Aí veio a surpresa principal. Era tradição local que uma galinhada para valer tinha de ser feita com frangos roubados. Fiquei pasmo quando percebi que estávamos, àquela hora silenciosa da madrugada de Correntina, simplesmente agindo como ladrões de galinha. Imediatamente quis retornar à pensão em que estava hospedado, onde dona Rosa, quando eu estivera de saída, terminava de cozinhar uma carne assada cujo aroma se espalhava até o meu quarto. Logo a seguir, lembrei que a pensão fechava cedo e que não haveria sequer uma chance de conseguir por lá alguma coisa para comer. Odiando a situação em que estava metido, mas cônscio de que não havia outra maneira de resolver a urgência de alimento que me torturava, tive de dobrar-me à universalmente conhecida força da fome, e topei a parada.

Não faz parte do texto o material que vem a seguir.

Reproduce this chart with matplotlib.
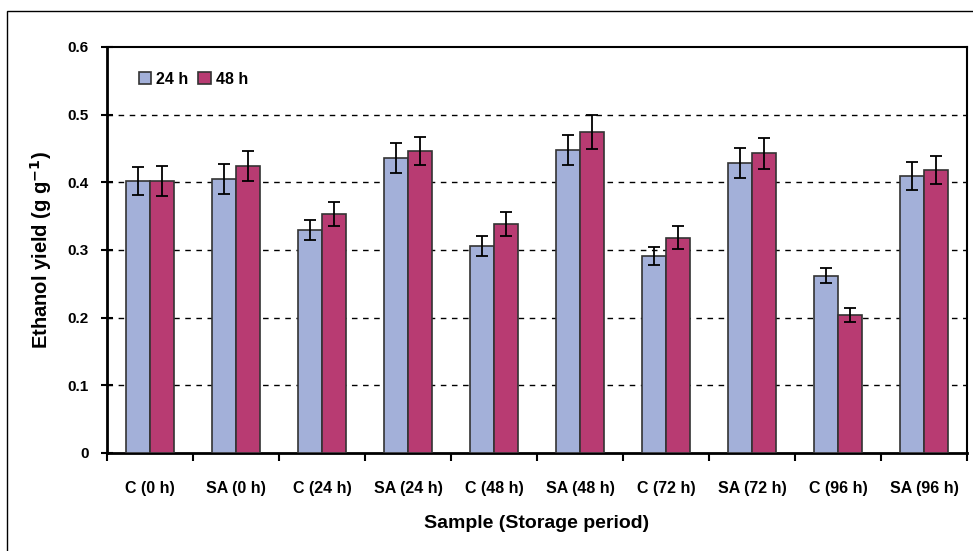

A partir dali embaralhei de vez refeição e futebol, pois a missão de conseguir a matéria prima para o jantar exigia, mais do que nunca, que todos caprichassem nos dotes de goleiro. Nos fins de rua mais afastados, agíamos como um time muito bem treinado, cercando galináceos de surpresa e procurando evitar, com uma ação rápida e eficiente, que fizessem escândalo. A tática era, uma vez localizados os aperitivos emplumados, gritantes e ágeis, levá-los até um beco sem saída. Daí, sempre que se viam acuados, repetiam o mesmo comportamento, e arremetiam contra o trio de larápios, procurando escapar pelos lados, por debaixo das pernas ou até mesmo pelo alto.

Não sei se foi a subalimentação que me fez ir além das forças ou se, de fato, ainda valia meu talento de goleiro. O fato é que fui eu quem conseguiu agarrar os três frangos com os quais voltamos para o Ranchão.

Horas mais tarde, ouvindo o murmurar das águas e pedindo um pouco mais de pimenta, comemoramos a inesquecível noite de ladroeira e esporte. Confesso que foi assim que engoli os melhores frangos de minha vida.